◆ Requirement: Check every line of the entries for "React", and copy the lines that hold it.

◆ Stored data:
* BEGIN *
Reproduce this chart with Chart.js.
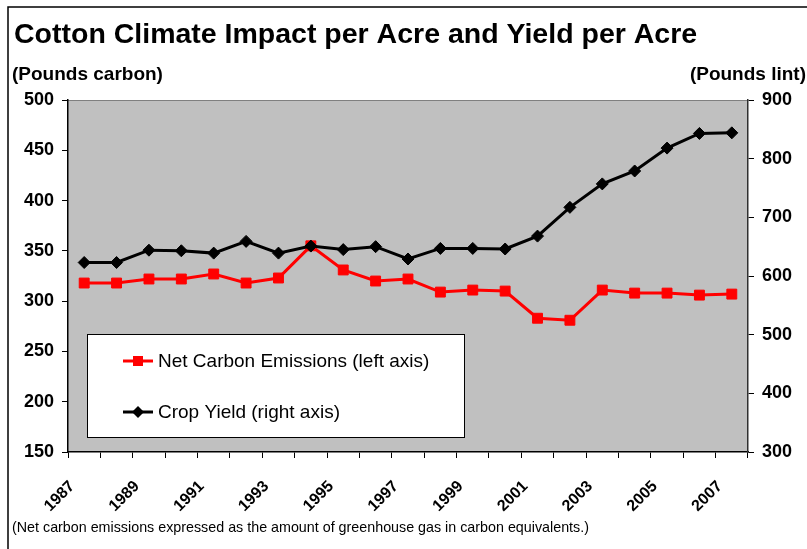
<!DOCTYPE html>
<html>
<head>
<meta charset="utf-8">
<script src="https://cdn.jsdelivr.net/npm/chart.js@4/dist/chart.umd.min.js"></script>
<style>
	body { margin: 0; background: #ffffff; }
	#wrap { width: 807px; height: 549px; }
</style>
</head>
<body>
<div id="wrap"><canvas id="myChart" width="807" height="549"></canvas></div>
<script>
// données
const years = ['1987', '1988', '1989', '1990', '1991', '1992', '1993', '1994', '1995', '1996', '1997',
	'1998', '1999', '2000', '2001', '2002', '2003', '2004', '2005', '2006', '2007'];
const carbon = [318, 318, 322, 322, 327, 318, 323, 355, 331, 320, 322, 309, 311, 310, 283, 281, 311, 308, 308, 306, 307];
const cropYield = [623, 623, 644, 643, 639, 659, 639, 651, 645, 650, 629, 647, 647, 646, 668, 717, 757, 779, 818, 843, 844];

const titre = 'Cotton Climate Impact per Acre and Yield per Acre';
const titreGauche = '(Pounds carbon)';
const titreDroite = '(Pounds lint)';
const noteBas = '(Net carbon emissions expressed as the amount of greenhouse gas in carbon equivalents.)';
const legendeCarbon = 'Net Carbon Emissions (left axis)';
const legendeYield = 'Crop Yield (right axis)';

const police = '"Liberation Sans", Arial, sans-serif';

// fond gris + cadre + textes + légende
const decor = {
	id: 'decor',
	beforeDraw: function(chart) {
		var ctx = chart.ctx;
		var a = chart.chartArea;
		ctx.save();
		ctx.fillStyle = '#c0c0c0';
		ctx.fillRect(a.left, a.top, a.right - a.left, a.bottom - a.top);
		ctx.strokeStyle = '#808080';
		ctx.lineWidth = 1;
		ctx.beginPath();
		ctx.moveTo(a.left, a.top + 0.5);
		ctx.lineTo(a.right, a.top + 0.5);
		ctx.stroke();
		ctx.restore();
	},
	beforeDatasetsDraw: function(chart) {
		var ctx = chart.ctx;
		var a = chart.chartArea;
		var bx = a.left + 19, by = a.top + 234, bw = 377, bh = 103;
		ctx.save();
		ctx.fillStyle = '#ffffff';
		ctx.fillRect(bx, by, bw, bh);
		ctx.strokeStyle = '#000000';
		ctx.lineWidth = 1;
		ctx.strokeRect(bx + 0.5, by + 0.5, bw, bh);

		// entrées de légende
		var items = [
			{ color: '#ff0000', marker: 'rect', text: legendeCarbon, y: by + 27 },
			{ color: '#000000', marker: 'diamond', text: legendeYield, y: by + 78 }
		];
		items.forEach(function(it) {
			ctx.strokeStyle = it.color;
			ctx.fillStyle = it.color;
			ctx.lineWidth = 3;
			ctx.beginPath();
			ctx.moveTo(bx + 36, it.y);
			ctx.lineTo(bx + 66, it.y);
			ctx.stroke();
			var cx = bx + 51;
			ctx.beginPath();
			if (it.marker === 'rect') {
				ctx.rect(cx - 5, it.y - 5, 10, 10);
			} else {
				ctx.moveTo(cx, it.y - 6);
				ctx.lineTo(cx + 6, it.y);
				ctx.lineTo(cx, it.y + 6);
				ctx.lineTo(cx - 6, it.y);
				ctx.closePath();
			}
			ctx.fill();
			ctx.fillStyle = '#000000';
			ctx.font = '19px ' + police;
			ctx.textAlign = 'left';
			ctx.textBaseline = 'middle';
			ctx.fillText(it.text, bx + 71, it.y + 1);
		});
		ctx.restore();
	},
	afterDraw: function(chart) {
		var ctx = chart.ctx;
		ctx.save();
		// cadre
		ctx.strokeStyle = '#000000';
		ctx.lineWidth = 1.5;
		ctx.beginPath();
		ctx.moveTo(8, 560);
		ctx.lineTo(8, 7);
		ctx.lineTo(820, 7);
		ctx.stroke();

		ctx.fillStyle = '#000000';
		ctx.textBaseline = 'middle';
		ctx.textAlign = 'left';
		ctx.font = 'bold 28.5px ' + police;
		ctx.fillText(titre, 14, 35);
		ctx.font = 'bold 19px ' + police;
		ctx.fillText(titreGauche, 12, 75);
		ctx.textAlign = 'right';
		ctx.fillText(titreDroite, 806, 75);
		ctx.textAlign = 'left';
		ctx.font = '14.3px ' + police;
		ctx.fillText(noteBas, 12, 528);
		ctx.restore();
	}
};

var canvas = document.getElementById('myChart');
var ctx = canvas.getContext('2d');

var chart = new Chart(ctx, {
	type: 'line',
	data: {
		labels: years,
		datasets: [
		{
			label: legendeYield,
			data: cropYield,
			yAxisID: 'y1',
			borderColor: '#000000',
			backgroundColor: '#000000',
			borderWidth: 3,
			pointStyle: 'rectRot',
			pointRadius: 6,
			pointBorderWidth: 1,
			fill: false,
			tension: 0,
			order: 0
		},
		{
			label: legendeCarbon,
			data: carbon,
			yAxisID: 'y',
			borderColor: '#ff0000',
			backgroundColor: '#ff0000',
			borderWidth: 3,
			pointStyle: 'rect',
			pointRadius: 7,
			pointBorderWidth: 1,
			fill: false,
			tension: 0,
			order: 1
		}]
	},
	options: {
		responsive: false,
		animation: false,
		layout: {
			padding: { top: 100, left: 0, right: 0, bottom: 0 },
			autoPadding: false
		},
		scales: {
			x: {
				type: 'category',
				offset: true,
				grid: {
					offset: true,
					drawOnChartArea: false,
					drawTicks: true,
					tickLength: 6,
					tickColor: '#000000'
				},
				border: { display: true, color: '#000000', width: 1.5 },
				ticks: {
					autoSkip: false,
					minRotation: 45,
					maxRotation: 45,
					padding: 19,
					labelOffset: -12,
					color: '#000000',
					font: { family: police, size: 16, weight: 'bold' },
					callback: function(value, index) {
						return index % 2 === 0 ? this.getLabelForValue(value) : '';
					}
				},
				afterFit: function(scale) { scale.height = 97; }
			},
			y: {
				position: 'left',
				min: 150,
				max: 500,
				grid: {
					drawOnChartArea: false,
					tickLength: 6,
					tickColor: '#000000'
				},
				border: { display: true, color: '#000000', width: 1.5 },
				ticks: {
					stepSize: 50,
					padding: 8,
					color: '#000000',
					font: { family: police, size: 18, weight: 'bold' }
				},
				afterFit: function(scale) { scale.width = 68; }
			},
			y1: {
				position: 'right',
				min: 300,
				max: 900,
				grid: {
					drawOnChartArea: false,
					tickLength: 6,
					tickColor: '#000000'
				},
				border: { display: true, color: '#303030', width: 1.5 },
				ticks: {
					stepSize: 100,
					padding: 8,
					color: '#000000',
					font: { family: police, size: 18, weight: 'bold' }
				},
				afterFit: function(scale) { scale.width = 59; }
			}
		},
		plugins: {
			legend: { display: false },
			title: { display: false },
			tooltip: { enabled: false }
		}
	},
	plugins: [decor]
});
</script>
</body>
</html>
* END *
* BEGIN *
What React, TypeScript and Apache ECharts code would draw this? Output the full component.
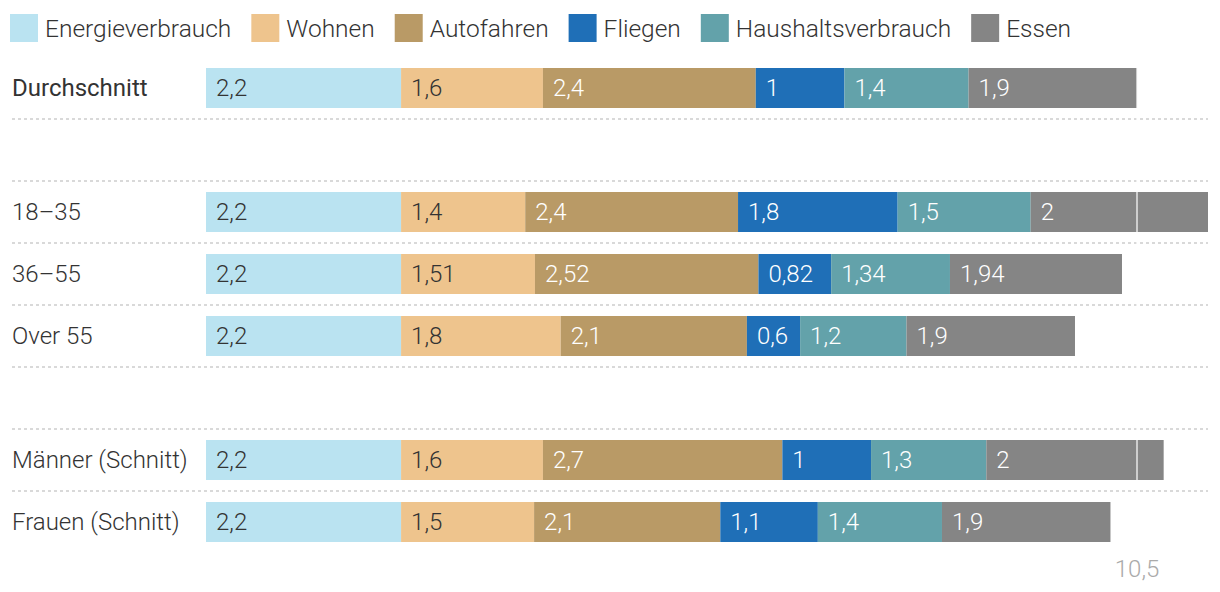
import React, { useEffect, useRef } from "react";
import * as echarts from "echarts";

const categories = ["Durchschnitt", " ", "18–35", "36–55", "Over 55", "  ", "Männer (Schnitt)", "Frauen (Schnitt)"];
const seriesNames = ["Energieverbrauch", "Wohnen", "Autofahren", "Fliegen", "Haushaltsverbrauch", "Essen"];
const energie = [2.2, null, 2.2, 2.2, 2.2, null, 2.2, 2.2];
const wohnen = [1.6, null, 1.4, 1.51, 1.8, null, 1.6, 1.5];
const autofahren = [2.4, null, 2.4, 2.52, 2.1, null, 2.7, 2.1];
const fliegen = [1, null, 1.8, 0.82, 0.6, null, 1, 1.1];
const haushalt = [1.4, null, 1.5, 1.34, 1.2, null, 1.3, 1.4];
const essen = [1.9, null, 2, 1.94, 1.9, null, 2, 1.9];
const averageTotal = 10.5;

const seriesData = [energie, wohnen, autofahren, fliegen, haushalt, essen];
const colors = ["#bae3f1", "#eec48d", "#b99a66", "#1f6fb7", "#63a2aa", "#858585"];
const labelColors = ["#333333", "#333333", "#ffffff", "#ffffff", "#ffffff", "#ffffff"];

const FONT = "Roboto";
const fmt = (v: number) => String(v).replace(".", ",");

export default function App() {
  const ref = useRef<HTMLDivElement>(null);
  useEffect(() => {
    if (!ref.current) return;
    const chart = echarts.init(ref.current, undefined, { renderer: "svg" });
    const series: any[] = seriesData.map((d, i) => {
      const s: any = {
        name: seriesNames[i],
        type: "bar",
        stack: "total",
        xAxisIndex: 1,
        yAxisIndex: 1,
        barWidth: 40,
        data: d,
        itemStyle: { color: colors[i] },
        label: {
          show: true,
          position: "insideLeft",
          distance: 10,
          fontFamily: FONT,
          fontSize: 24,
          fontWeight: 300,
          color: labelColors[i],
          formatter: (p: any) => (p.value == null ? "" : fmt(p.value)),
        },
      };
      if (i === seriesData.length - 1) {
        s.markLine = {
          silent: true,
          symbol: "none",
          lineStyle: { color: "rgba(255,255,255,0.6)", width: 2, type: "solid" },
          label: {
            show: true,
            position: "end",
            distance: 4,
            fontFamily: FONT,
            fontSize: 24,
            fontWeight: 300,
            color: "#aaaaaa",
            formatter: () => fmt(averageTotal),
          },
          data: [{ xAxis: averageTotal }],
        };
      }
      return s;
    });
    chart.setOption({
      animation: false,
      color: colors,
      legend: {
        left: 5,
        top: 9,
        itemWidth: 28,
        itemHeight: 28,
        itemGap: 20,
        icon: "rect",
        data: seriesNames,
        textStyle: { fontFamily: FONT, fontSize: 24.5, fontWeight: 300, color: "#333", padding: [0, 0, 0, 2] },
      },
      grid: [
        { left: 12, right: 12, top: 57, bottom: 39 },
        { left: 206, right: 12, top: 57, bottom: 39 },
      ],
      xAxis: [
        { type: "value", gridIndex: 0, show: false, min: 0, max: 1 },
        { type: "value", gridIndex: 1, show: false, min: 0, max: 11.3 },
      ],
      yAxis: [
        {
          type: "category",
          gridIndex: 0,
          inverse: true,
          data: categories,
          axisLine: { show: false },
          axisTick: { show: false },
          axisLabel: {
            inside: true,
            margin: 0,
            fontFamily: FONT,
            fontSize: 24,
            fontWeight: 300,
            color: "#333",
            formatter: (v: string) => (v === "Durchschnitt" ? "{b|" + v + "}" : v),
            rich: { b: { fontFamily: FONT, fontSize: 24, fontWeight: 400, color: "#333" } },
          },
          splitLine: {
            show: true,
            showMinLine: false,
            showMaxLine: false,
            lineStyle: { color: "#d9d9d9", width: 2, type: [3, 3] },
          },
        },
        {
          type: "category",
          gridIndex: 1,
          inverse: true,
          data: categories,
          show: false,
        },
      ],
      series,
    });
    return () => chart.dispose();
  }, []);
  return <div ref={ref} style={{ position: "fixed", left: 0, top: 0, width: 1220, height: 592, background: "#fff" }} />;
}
* END *
◆ Output of the exercise:
What React, TypeScript and Apache ECharts code would draw this? Output the full component.
import React, { useEffect, useRef } from "react";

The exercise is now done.